There’s been a flurry of articles over the past few weeks (here and here) about WebAssembly (often shortened to Wasm) and its future in cloud Computing. This may come as something of a surprise to those who know Wasm only in its initial incarnation, which was as a browser technology, or its second main use case, which is as a gaming technology. Both of these uses are flourishing, but there’s a third, which is as a server technology.
WebAssembly was originally designed to do a number of things, the most notable of which is “do Javascript properly in the browser,” but one of the key reasons for its rising popularity is as a cross-platform abstraction layer. When developers write some code and compile it to WebAssembly (which you can do from lots of different programming languages), it will run – without any changes – on any platform that has runtime support of it. This initially meant that you could have guaranteed binary compatibility between multiple browsers on multiple operating systems on multiple chipsets, but as WebAssembly matured, it got a new model: WASI, or WebAssemby System Interface.
WASI, supported by the open source foundation the Bytecode Alliance, is “headless,” which means a server-based, non-GUI version of WebAssembly that is adopted as a W3C standard. It allows you to run server applications on different operating systems, running different chipsets. So the same Wasm executable will run – again, without changes – on a Macintosh M2 with a TSMC chipset, a Linux distribution with AMD hardware, a Windows machine with an Intel CPU, or an Arm-based Raspberry Pi. Here at Profian, we’ve extended that to allow you to run Wasm applications in Trusted Execution Environments, supporting Confidential Computing on Intel SGX and AMD SEV-SNP platforms – all using the same executable.

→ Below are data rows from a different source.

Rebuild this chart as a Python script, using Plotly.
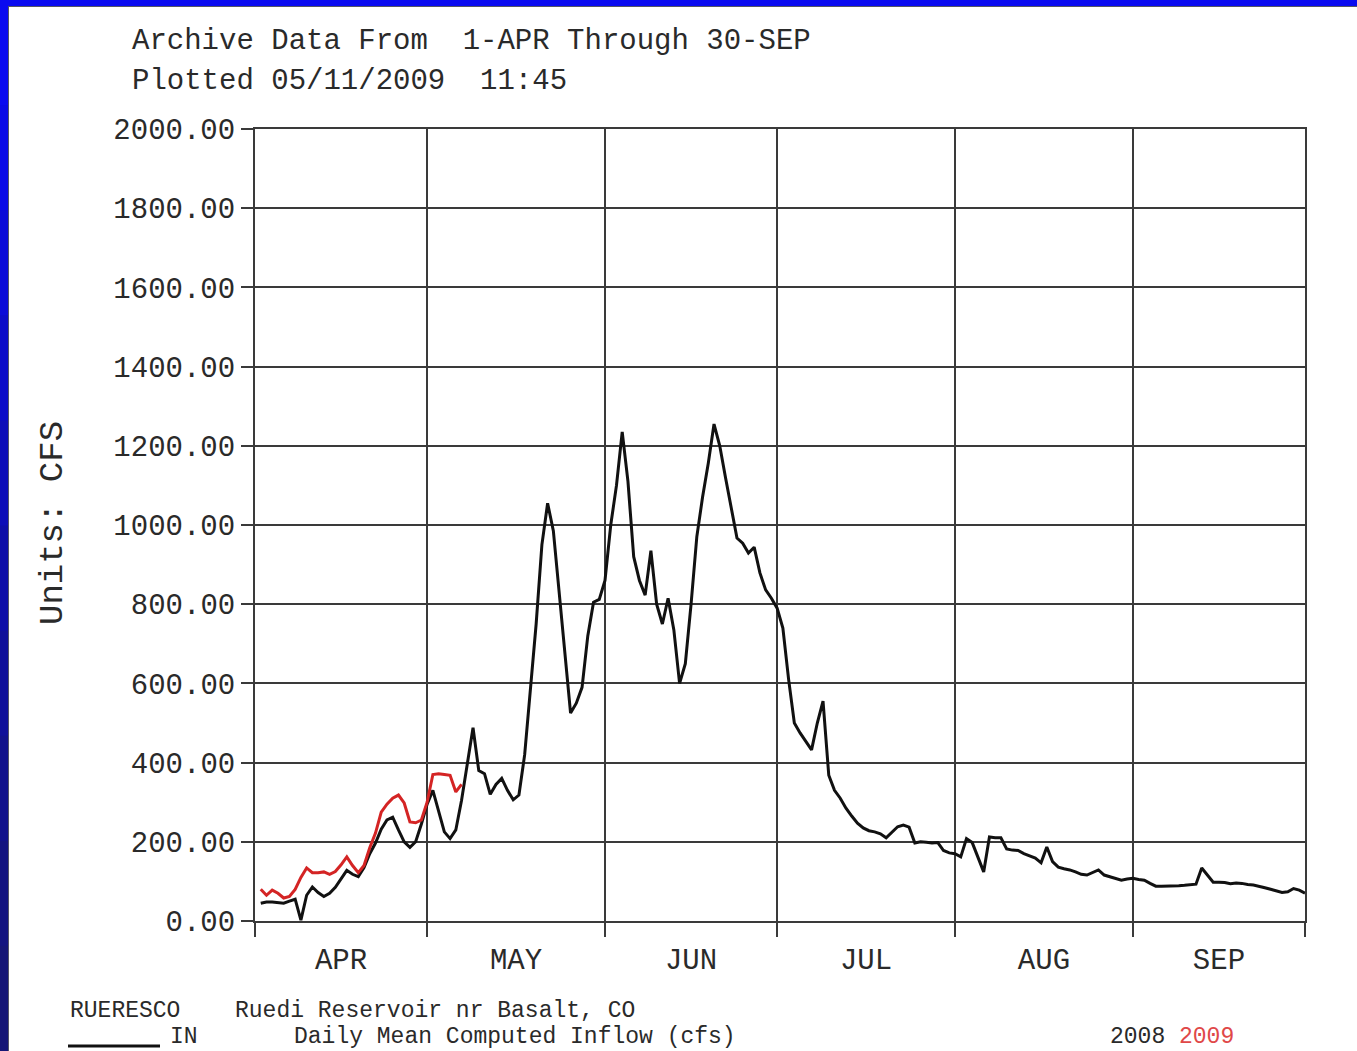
import plotly.graph_objects as go

# Daily mean computed inflow (cfs), Ruedi Reservoir, season day 1 = 1-APR
inflow_2008 = [
    45, 48, 48, 46, 45, 50, 55, 2, 65, 86,
    72, 62, 70, 85, 105, 128, 118, 112, 135, 170,
    197, 232, 255, 262, 230, 200, 186, 200, 245, 295,
    330, 280, 225, 208, 230, 305, 400, 488, 380, 372,
    320, 345, 360, 330, 306, 318, 420, 590, 750, 950,
    1055, 985, 830, 670, 525, 550, 590, 720, 805, 812,
    860, 1000, 1100, 1235, 1110, 920, 860, 823, 935, 800,
    750, 815, 735, 600, 650, 800, 970, 1070, 1156, 1255,
    1200, 1120, 1045, 967, 954, 929, 944, 879, 836, 815,
    790, 740, 610, 500, 475, 455, 432, 500, 555, 368,
    330, 310, 285, 265, 247, 235, 228, 225, 220, 210,
    225, 238, 242, 237, 197, 200, 199, 197, 198, 178,
    172, 170, 162, 208, 198, 160, 124, 212, 210, 210,
    182, 179, 178, 170, 165, 159, 147, 187, 150, 136,
    132, 129, 124, 118, 116, 122, 129, 116, 111, 106,
    103, 106, 108, 105, 103, 95, 88, 88, 88, 88,
    89, 90, 91, 93, 134, 115, 98, 98, 97, 94,
    96, 95, 92, 91, 88, 84, 80, 76, 72, 74,
    82, 78, 70,
]
inflow_2009 = [
    80, 65, 78, 70, 58, 62, 80, 110, 134, 122,
    122, 124, 118, 125, 142, 162, 140, 122, 140, 185,
    222, 275, 295, 310, 318, 298, 250, 248, 255, 300,
    370, 372, 370, 368, 326, 345,
]

month_labels = ["APR", "MAY", "JUN", "JUL", "AUG", "SEP"]
month_lengths = [30, 31, 30, 31, 31, 30]
y_ticks = list(range(0, 2001, 200))

# month boundaries (grid) and month centres (labels) in season days
month_edges = [0]
for n in month_lengths:
    month_edges.append(month_edges[-1] + n)
month_mids = [(a + b) / 2 for a, b in zip(month_edges[:-1], month_edges[1:])]

days_2008 = list(range(1, len(inflow_2008) + 1))
days_2009 = list(range(1, len(inflow_2009) + 1))

W, H = 1357, 1051
L, R, T, B = 255, 52, 129, 130
PW, PH = W - L - R, H - T - B


def px(x):
    return (x - L) / PW


def py(y):
    return (H - B - y) / PH


MONO = "Liberation Mono, Courier New, monospace"
TXT = "#2a2a2a"
GRID = "#3a3a3a"
RED = "#d42424"

fig = go.Figure()
fig.add_trace(go.Scatter(x=days_2008, y=inflow_2008, mode="lines",
                         line=dict(color="#111111", width=3), name="2008"))
fig.add_trace(go.Scatter(x=days_2009, y=inflow_2009, mode="lines",
                         line=dict(color=RED, width=3), name="2009"))

fig.update_layout(
    width=W, height=H,
    margin=dict(l=L, r=R, t=T, b=B),
    paper_bgcolor="white", plot_bgcolor="white",
    showlegend=False,
    font=dict(family=MONO, color=TXT, size=29),
)

fig.update_xaxes(
    range=[0, month_edges[-1]],
    tickmode="array", tickvals=month_mids, ticktext=month_labels,
    ticks="outside", ticklen=11, tickcolor="rgba(0,0,0,0)",
    tickfont=dict(family=MONO, size=29, color=TXT),
    showgrid=False, zeroline=False,
    showline=True, mirror=True, linecolor=GRID, linewidth=2,
    minor=dict(tickmode="array", tickvals=month_edges, showgrid=True,
               gridcolor=GRID, gridwidth=2, ticks="outside", ticklen=14,
               tickcolor=GRID, tickwidth=2),
)
fig.update_yaxes(
    range=[0, 2000],
    tickmode="array", tickvals=y_ticks, tickformat=".2f",
    ticks="outside", ticklen=12, tickwidth=2, tickcolor=GRID,
    tickfont=dict(family=MONO, size=29, color=TXT),
    showgrid=True, gridcolor=GRID, gridwidth=2, zeroline=False,
    showline=True, mirror=True, linecolor=GRID, linewidth=2,
)

# header and axis caption
fig.add_annotation(x=px(130), y=py(42), xref="paper", yref="paper",
                   text="Archive Data From  1-APR Through 30-SEP",
                   showarrow=False, xanchor="left", yanchor="middle",
                   font=dict(family=MONO, size=29, color=TXT))
fig.add_annotation(x=px(130), y=py(81), xref="paper", yref="paper",
                   text="Plotted 05/11/2009  11:45",
                   showarrow=False, xanchor="left", yanchor="middle",
                   font=dict(family=MONO, size=29, color=TXT))
fig.add_annotation(x=px(53), y=py(523), xref="paper", yref="paper",
                   text="Units: CFS", textangle=-90,
                   showarrow=False, xanchor="center", yanchor="middle",
                   font=dict(family=MONO, size=34, color=TXT))

# footer: station, parameter and years
foot = [
    (68, 1011, "RUERESCO"),
    (233, 1011, "Ruedi Reservoir nr Basalt, CO"),
    (168, 1037, "IN"),
    (292, 1037, "Daily Mean Computed Inflow (cfs)"),
    (1108, 1037, "2008 <span style='color:#e04848'>2009</span>"),
]
for x0, y0, s in foot:
    fig.add_annotation(x=px(x0), y=py(y0), xref="paper", yref="paper",
                       text=s, showarrow=False, xanchor="left",
                       yanchor="middle",
                       font=dict(family=MONO, size=23, color=TXT))
fig.add_shape(type="line", xref="paper", yref="paper",
              x0=px(68), x1=px(160), y0=py(1046), y1=py(1046),
              line=dict(color="#111111", width=3))

# blue frame along the top and left edges
fig.add_shape(type="rect", xref="paper", yref="paper",
              x0=px(0), x1=px(W), y0=py(0), y1=py(6),
              fillcolor="#0a0af0", line=dict(width=0), layer="above")
frame_cols = ["#0a0af0", "#0a0ae6", "#0b0bd8", "#0c0cc8", "#0d0db8",
              "#0e0ea8", "#10109a", "#12128c", "#141480", "#161676"]
seg = H / len(frame_cols)
for i, c in enumerate(frame_cols):
    fig.add_shape(type="rect", xref="paper", yref="paper",
                  x0=px(0), x1=px(8), y0=py(i * seg), y1=py((i + 1) * seg + 1),
                  fillcolor=c, line=dict(width=0), layer="above")
fig.add_shape(type="line", xref="paper", yref="paper",
              x0=px(8.5), x1=px(8.5), y0=py(6), y1=py(H),
              line=dict(color="#555566", width=1), layer="above")
fig.add_shape(type="line", xref="paper", yref="paper",
              x0=px(8), x1=px(W), y0=py(6.5), y1=py(6.5),
              line=dict(color="#555566", width=1), layer="above")

fig.write_html("out.html", config={"displayModeBar": False})
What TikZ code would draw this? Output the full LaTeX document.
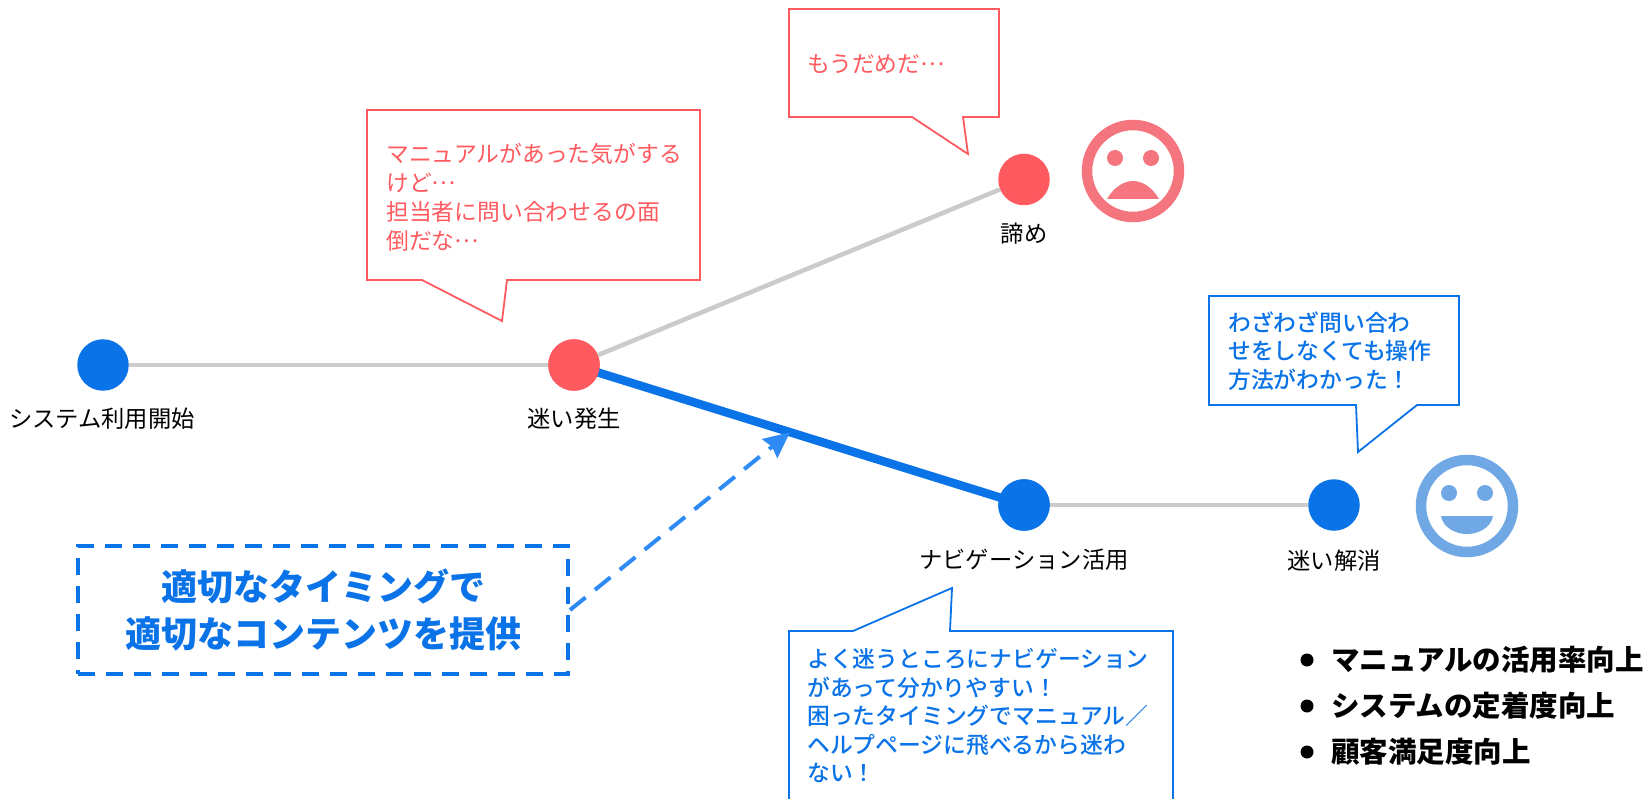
\documentclass[tikz,border=0pt]{standalone}
\usepackage{fontspec}
\setmainfont{Noto Sans CJK JP}
\newfontfamily\medfont{Noto Sans CJK JP Medium}
\newcommand{\middots}{\raisebox{0.3em}{…}}
\usetikzlibrary{arrows.meta}
\definecolor{cblue}{HTML}{0A73E8}
\definecolor{cred}{HTML}{FF5A5F}
\definecolor{cgray}{HTML}{CBCBCB}
\definecolor{cdash}{HTML}{2E8BF5}
\definecolor{csad}{HTML}{F5757F}
\definecolor{chappy}{HTML}{6FA8E4}
\tikzset{
  dotblue/.style={circle,fill=cblue,minimum size=51.5pt,inner sep=0pt},
  dotred/.style={circle,fill=cred,minimum size=51.5pt,inner sep=0pt},
  dotlabel/.style={inner sep=0pt,font=\fontsize{23.3}{28}\selectfont,text=black},
  redcall/.style={draw=cred,line width=1.8pt,fill=white,line join=miter},
  bluecall/.style={draw=cblue,line width=1.8pt,fill=white,line join=miter},
  redtext/.style={inner sep=0pt,anchor=west,align=left,text=cred,font=\fontsize{22.8}{29}\selectfont},
  bluetext/.style={inner sep=0pt,anchor=west,align=left,text=cblue,font=\medfont\fontsize{22.8}{28.5}\selectfont},
  graylink/.style={draw=cgray,line width=4.5pt},
  bulletdot/.style={circle,fill=black,minimum size=13pt,inner sep=0pt},
  bullettext/.style={inner sep=0pt,anchor=west,text=black,font=\bfseries\fontsize{28.5}{34}\selectfont},
  facering/.style={circle,draw,line width=10.5pt,fill=white,minimum size=92pt,inner sep=0pt},
}
\begin{document}
\begin{tikzpicture}[x=1pt,y=-1pt]
\useasboundingbox (0,0) rectangle (1646,799);
\clip (0,0) rectangle (1646,799);
\fill[white] (0,0) rectangle (1646,799);
% dots
\node[dotblue] (start) at (103,365) {};
\node[dotred] (lost) at (574,365) {};
\node[dotred] (giveup) at (1024,179.5) {};
\node[dotblue] (nav) at (1024,505) {};
\node[dotblue] (solved) at (1334,505) {};
% links
\draw[graylink] (start) -- (lost);
\draw[graylink] (lost) -- (giveup);
\draw[graylink] (nav) -- (solved);
\draw[draw=cblue,line width=8.5pt] (lost.center) -- (nav.center) coordinate[pos=0.48] (midblue);
\node[dotred] at (lost) {};
\node[dotblue] at (nav) {};
% labels
\node[dotlabel] (l1) at (102,419) {システム利用開始};
\node[dotlabel] (l2) at (574,419) {迷い発生};
\node[dotlabel] (l3) at (1024,234) {諦め};
\node[dotlabel] (l4) at (1024,560) {ナビゲーション活用};
\node[dotlabel] (l5) at (1334,561) {迷い解消};
% callouts
\draw[redcall] (367,110) -- (700,110) -- (700,280) -- (507,280) -- (502,321) -- (422,280) -- (367,280) -- cycle;
\node[redtext] (t1) at (386,197) {マニュアルがあった気がする\\けど\middots\\担当者に問い合わせるの面\\倒だな\middots};
\draw[redcall] (789,9) -- (999,9) -- (999,117) -- (963,117) -- (968,154) -- (912,117) -- (789,117) -- cycle;
\node[redtext] (t2) at (807,64) {もうだめだ\middots};
\draw[bluecall] (1209,296) -- (1459,296) -- (1459,405) -- (1417,405) -- (1358,452) -- (1356,405) -- (1209,405) -- cycle;
\node[bluetext] (t3) at (1228,351) {わざわざ問い合わ\\せをしなくても操作\\方法がわかった！};
\draw[bluecall] (789,810) -- (789,631) -- (853,631) -- (952,588) -- (950,631) -- (1173,631) -- (1173,810);
\node[bluetext] (t4) at (807,716) {よく迷うところにナビゲーション\\があって分かりやすい！\\困ったタイミングでマニュアル／\\ヘルプページに飛べるから迷わ\\ない！};
% dashed box and arrow
\node[draw=cblue,line width=4pt,dash pattern=on 17pt off 11pt,minimum width=490pt,minimum height=128pt,inner sep=0pt,align=center,text=cblue,font=\bfseries\fontsize{36}{47}\selectfont] (box) at (323,610) {適切なタイミングで\\適切なコンテンツを提供};
\draw[draw=cdash,line width=4pt,dash pattern=on 20pt off 12pt,-{Stealth[length=26pt,width=24pt,inset=3pt]}] (box.east) -- (midblue);
% faces
\node[facering,draw=csad] (sad) at (1133,171) {};
\fill[csad] (1115,158) circle (8);
\fill[csad] (1151,158) circle (8);
\fill[csad] (1107,199) .. controls (1114,187) and (1124,181) .. (1133,181) .. controls (1142,181) and (1152,187) .. (1159,199) -- cycle;
\node[facering,draw=chappy] (happy) at (1467,506) {};
\fill[chappy] (1449,493) circle (8);
\fill[chappy] (1485,493) circle (8);
\fill[chappy] (1441,516) -- (1493,516) .. controls (1491,528) and (1478,534) .. (1467,534) .. controls (1456,534) and (1443,528) .. (1441,516) -- cycle;
% bullets
\node[bulletdot] (b1) at (1307,660) {};
\node[bulletdot] (b2) at (1307,706) {};
\node[bulletdot] (b3) at (1307,752) {};
\node[bullettext] (x1) at (1331,660) {マニュアルの活用率向上};
\node[bullettext] (x2) at (1331,706) {システムの定着度向上};
\node[bullettext] (x3) at (1331,752) {顧客満足度向上};
\end{tikzpicture}
\end{document}
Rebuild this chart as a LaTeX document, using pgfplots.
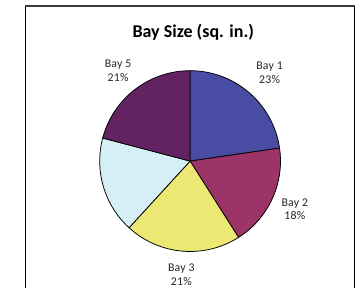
\documentclass[border=0pt]{standalone}
\usepackage{pgfplots}
\pgfplotsset{compat=1.18}
\usepackage{pgfplotstable}
\usepackage{fontspec}
\setmainfont{Carlito}
\definecolor{bayA}{RGB}{72,76,162}
\definecolor{bayB}{RGB}{157,52,103}
\definecolor{bayC}{RGB}{235,232,116}
\definecolor{bayD}{RGB}{214,238,245}
\definecolor{bayE}{RGB}{99,34,98}
\definecolor{frame}{RGB}{60,60,60}
\pgfplotstableread{
bay value
1 22.7
2 18.3
3 20.8
4 17.3
5 20.9
}\baydata
\begin{document}
\pgfplotstablegetelem{0}{value}\of\baydata\let\vA\pgfplotsretval
\pgfplotstablegetelem{1}{value}\of\baydata\let\vB\pgfplotsretval
\pgfplotstablegetelem{2}{value}\of\baydata\let\vC\pgfplotsretval
\pgfplotstablegetelem{3}{value}\of\baydata\let\vD\pgfplotsretval
\pgfplotstablegetelem{4}{value}\of\baydata\let\vE\pgfplotsretval
\pgfmathsetmacro\aA{90}
\pgfmathsetmacro\aB{\aA-3.6*\vA}
\pgfmathsetmacro\aC{\aB-3.6*\vB}
\pgfmathsetmacro\aD{\aC-3.6*\vC}
\pgfmathsetmacro\aE{\aD-3.6*\vD}
\pgfmathsetmacro\aF{\aE-3.6*\vE}
\begin{tikzpicture}
\begin{axis}[hide axis, scale only axis, width=266.25pt, height=226.5pt,
  xmin=0, xmax=355, ymin=0, ymax=302, enlargelimits=false, clip=false]
\def\R{71.25pt}
\path (axis cs:0,0) rectangle (axis cs:355,302);
\filldraw[fill=bayA, draw=black, line width=0.6pt] (axis cs:181.7,132.7) -- ++(\aA:\R) arc[start angle=\aA, end angle=\aB, radius=\R] -- cycle;
\filldraw[fill=bayB, draw=black, line width=0.6pt] (axis cs:181.7,132.7) -- ++(\aB:\R) arc[start angle=\aB, end angle=\aC, radius=\R] -- cycle;
\filldraw[fill=bayC, draw=black, line width=0.6pt] (axis cs:181.7,132.7) -- ++(\aC:\R) arc[start angle=\aC, end angle=\aD, radius=\R] -- cycle;
\filldraw[fill=bayD, draw=black, line width=0.6pt] (axis cs:181.7,132.7) -- ++(\aD:\R) arc[start angle=\aD, end angle=\aE, radius=\R] -- cycle;
\filldraw[fill=bayE, draw=black, line width=0.6pt] (axis cs:181.7,132.7) -- ++(\aE:\R) arc[start angle=\aE, end angle=\aF, radius=\R] -- cycle;
\node[overlay, font=\bfseries\fontsize{14.2}{16}\selectfont] at (axis cs:185,268.5) {Bay Size (sq. in.)};
\begin{scope}[every node/.style={overlay, inner sep=0pt, align=center, font=\fontsize{9.3}{10.9}\selectfont\addfontfeature{LetterSpace=2}, text=black!85}]
\node at (axis cs:265.2,225.2) {Bay 1\\23\%};
\node at (axis cs:106,227.7) {Bay 5\\21\%};
\node at (axis cs:291.8,82.2) {Bay 2\\18\%};
\node at (axis cs:172.5,13.5) {Bay 3\\21\%};
\end{scope}
\draw[overlay, black, line width=0.75pt] (axis cs:8.3,-5) -- (axis cs:8.3,295.5);
\draw[overlay, black, line width=0.75pt] (axis cs:354.5,-5) -- (axis cs:354.5,295.5);
\draw[overlay, frame, line width=1.5pt] (axis cs:7.8,295.5) -- (axis cs:356,295.5);
\end{axis}
\end{tikzpicture}
\end{document}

Running WebAssembly workloads with Kubernetes
What does this have to do with Kubernetes?
Well, Kubernetes allows you to run applications on various platforms (mainly Linux-based) in Linux Containers. Linux Containers (which used to be known as Docker Containers and now tend just to go by the name containers) allow you to run executable code in runtimes that meet OCI (Open Container Initiative) standards. To this extent, WebAssembly is somewhat analogous to containers in that each allows runtimes to execute standardized executable formats. You could write the same microservice to run in a container or write it to run as a WebAssembly executable. This, however, is where some major differences creep in. Whereas Containers are basically abstractions of the Linux operating system, WebAssembly provides a very different target layer – it’s basically a virtual machine, providing a standardized CPU across all platforms. This means that the approach you need to take in order to make your microservice available as a container is very different from that for WebAssembly (though automation is emerging that should allow the choice to be made without too much effort and later in the development process). Another difference is that the amount of dependencies required to run a WebAssembly executable is generally much smaller (with the runtime and language dependencies making up a few tens of megabytes) than for containers (where a typical set of dependencies will run into several hundreds of megabytes or more). WebAssembly runtimes can be optimized for performance and JIT compilation in ways that are generally more difficult or unachievable for containers. WebAssembly also comes with security guarantees around isolation and capabilities granting, which are much more difficult to support with containers.
Where does Kubernetes come into the story? What Kubernetes does is allow you to orchestrate and deploy containers across multiple distributed systems, where those systems provide appropriate runtime environments. It’s really good at this, and while it can be complex to set up and run, it provides a great way to deploy and manage distributed applications across multiple systems on one or more clouds. In fact, it has become so popular for containers that it’s now possible to use Kubernetes to deploy other types of workloads, including virtual machines and serverless applications. And, of course, given how popular WebAssembly is becoming, people are beginning to provide support for deploying Wasm workloads using Kubernetes, as well. It’s arguable that Wasm workloads are the perfect fit for Kubernetes, but you could say the same thing for virtual machines and serverless applications, and Kubernetes is pretty versatile these days, and, importantly for this article, there doesn’t exist an equivalent orchestration platform for Wasm.
WebAssembly on the server is the future of computing
People who are interested in deploying and running WebAssembly workloads, then, are thinking about using Kubernetes to do so. But why use containers in the first place? Solomon Hykes, one of the initial inventors of Docker, tweeted in 2019 that “If WASM+WASI existed in 2008, we wouldn’t have needed to created [sic] Docker. That’s how important it is. WebAssembly on the server is the future of computing. A standardized system interface was the missing link. Let’s hope WASI is up to the task!”
But WebAssembly is nowhere near as mature as containers are and certainly can’t yet match the amazing ecosystem that has grown up around containers and their deployment – including the Kubernetes community and the CNCF (Cloud Native Computing Foundation).
It seems likely that containers are going to be around for a while, and Kubernetes will continue to thrive to allow people to deploy the container workloads. We can, however, expect to see WebAssembly growing unabated and Kubernetes being used to deploy both types of workloads – and others – for the foreseeable future.
So, while WebAssembly may be set to replace containers in the medium term, it’s unclear whether the same can be said for Kubernetes.